Towards Unified Human Perception and Machine Understanding: Token Flow Guided Compression Framework

With the rapid rise of Large Vision Language Models (LVLMs) for image understanding, the objective of image compression is gradually shifting from human visual perception to machine-oriented semantic understanding. However, conventional learned compression techniques are optimized for pixel-level fidelity and typically operate at fixed or rigid bitrate points, misaligned with the semantic consistency and flexible bitrate control. This gap becomes critical in ultra-low-bitrate regimes, where latent representations often ignore semantic relevance and struggle to disentangle meaningful content from redundant visual details as the bitrate varies.
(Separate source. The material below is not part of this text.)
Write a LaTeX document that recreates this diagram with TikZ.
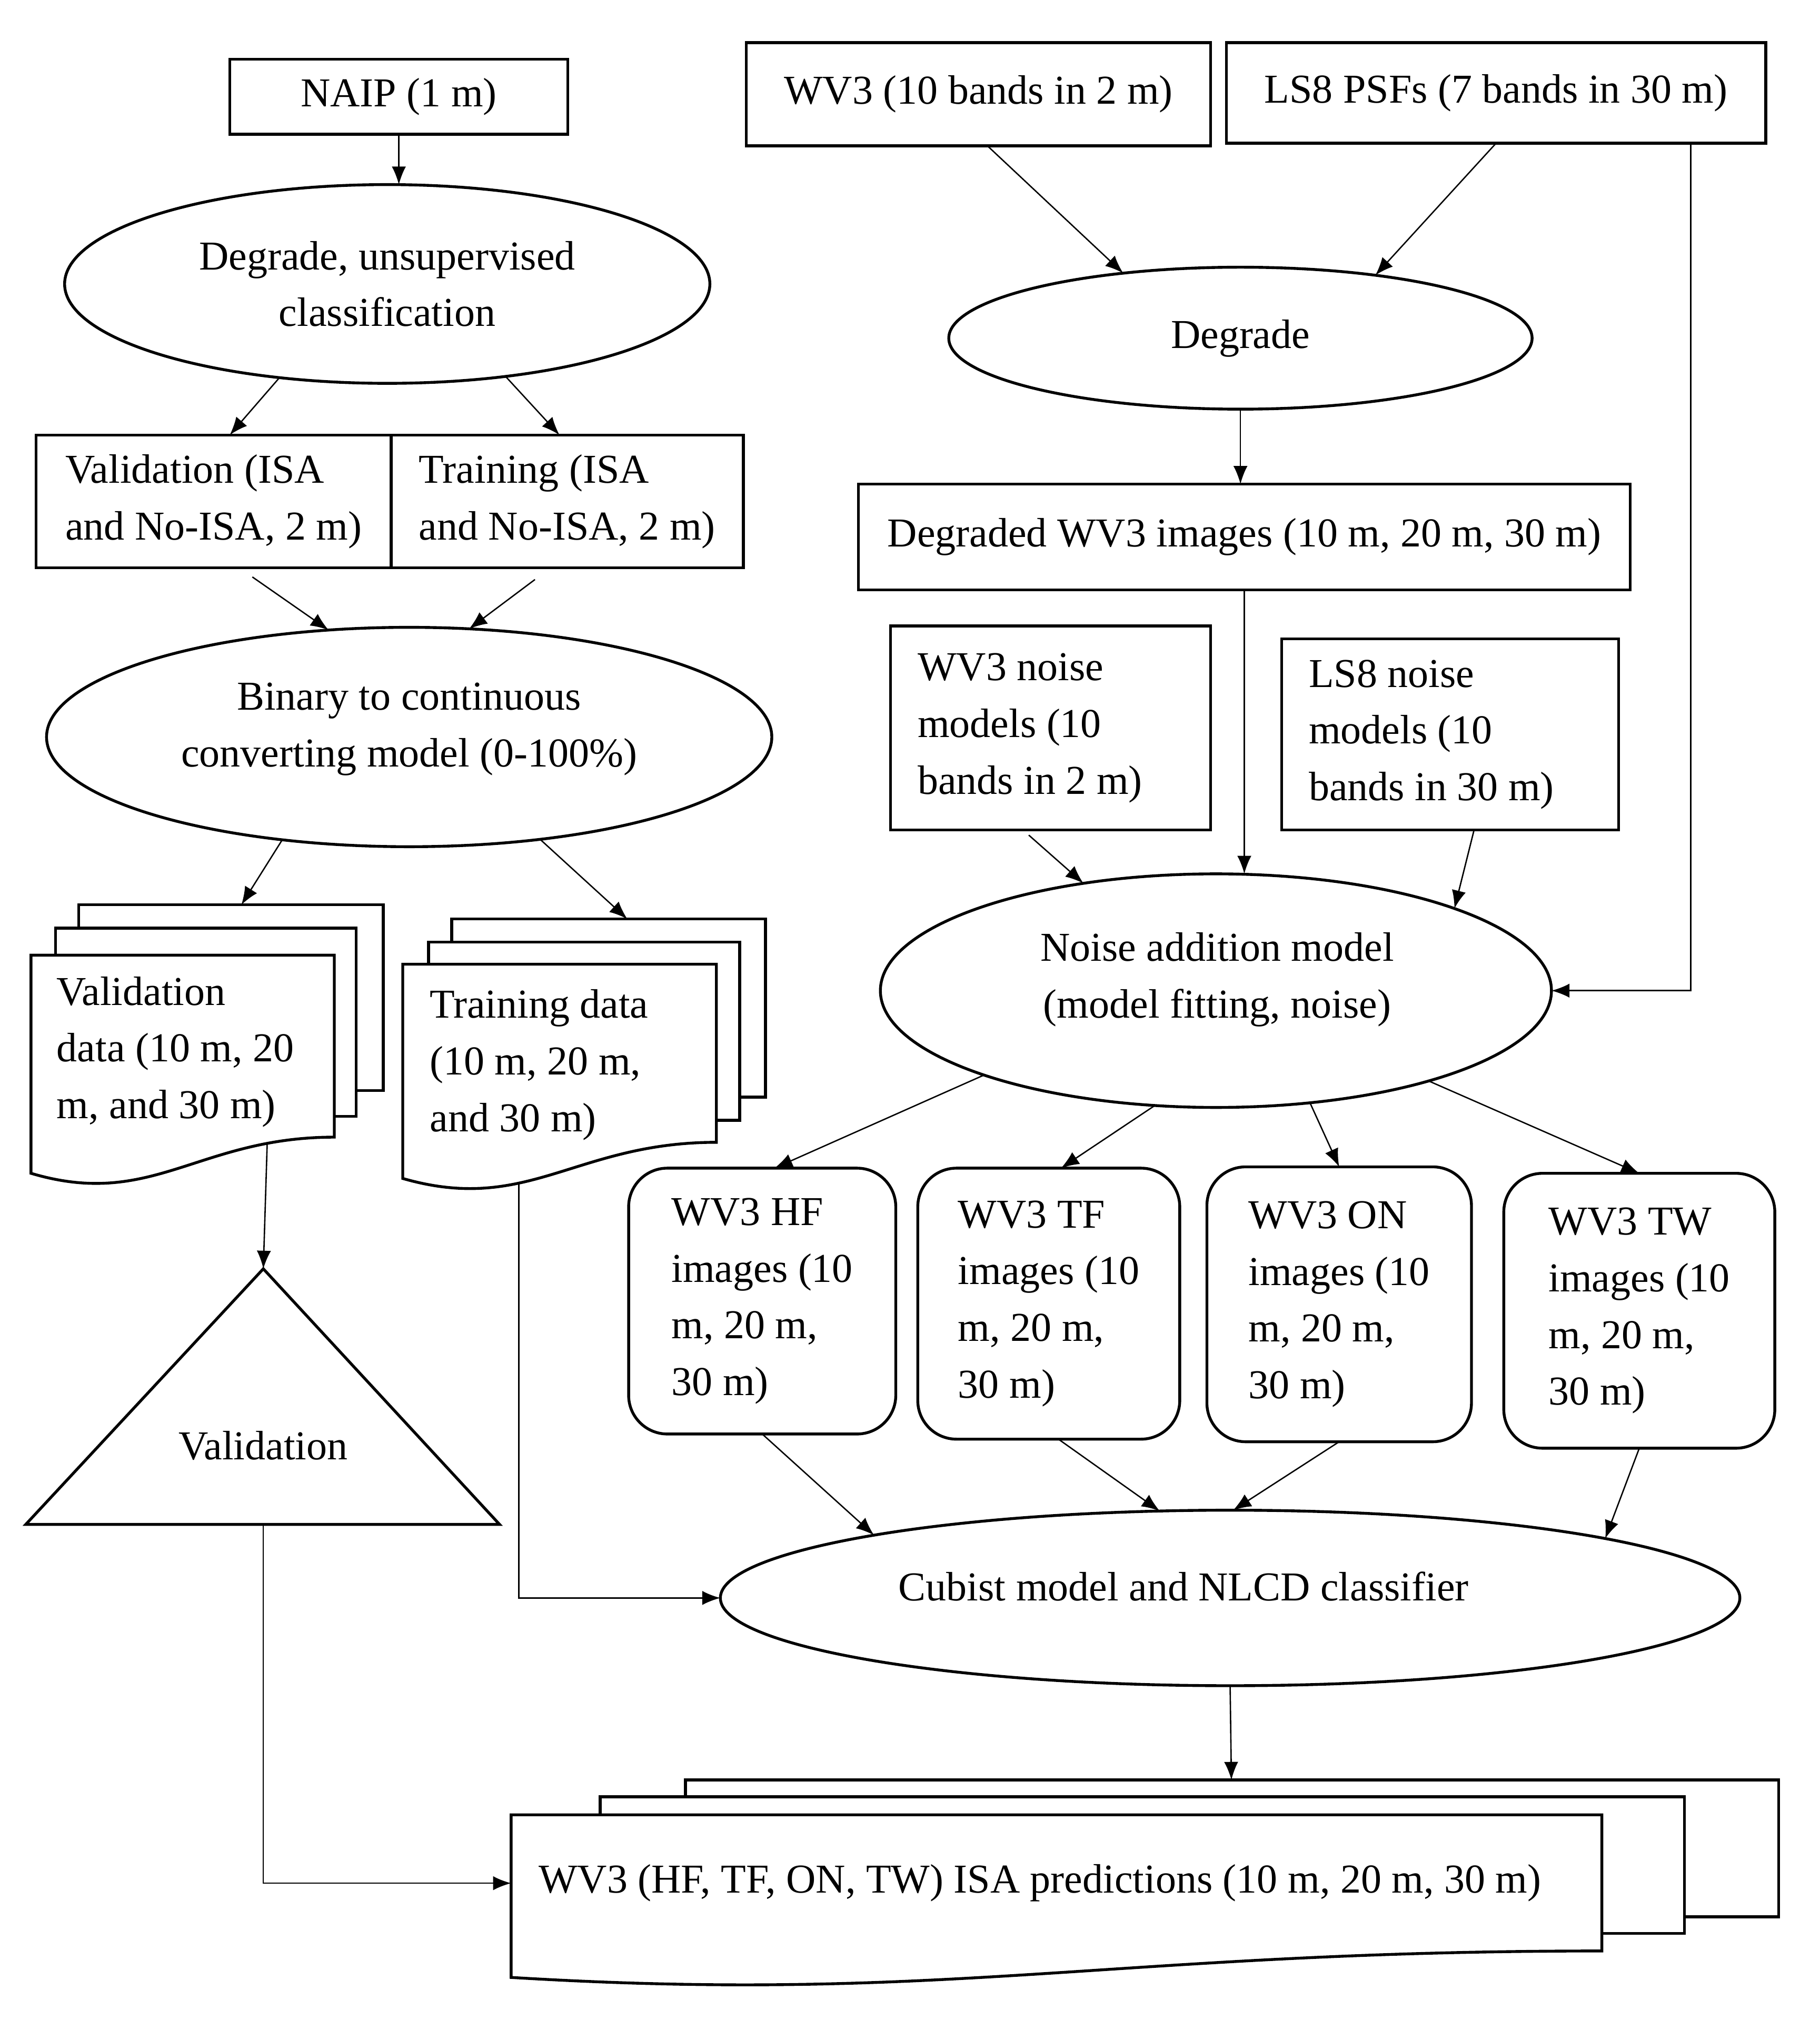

To address these challenges, we develop a token-based flexible compression framework, Token Flow Guided Compression (TFGC), which unifies human- and machine-oriented objectives. TFGC supports variable bitrate control in ultra-low bitrate regimes and enables LVLMs to directly process compressed token without image reconstruction. Specifically, we explore token flow phenomenon in 1D token sequences and exploit it to design token flow propagation, which predicts missing tokens by propagating contextual information from unmasked tokens. Moreover, token semantic guidance aligns compressed representations with LVLM semantic space, while a progressive semantic alignment training strategy further bridges the gap between perceptual reconstruction and semantic reasoning. Experiments show that our framework achieves state-of-the-art LVLMs understanding at comparable bitrates while maintaining satisfactory perceptual quality.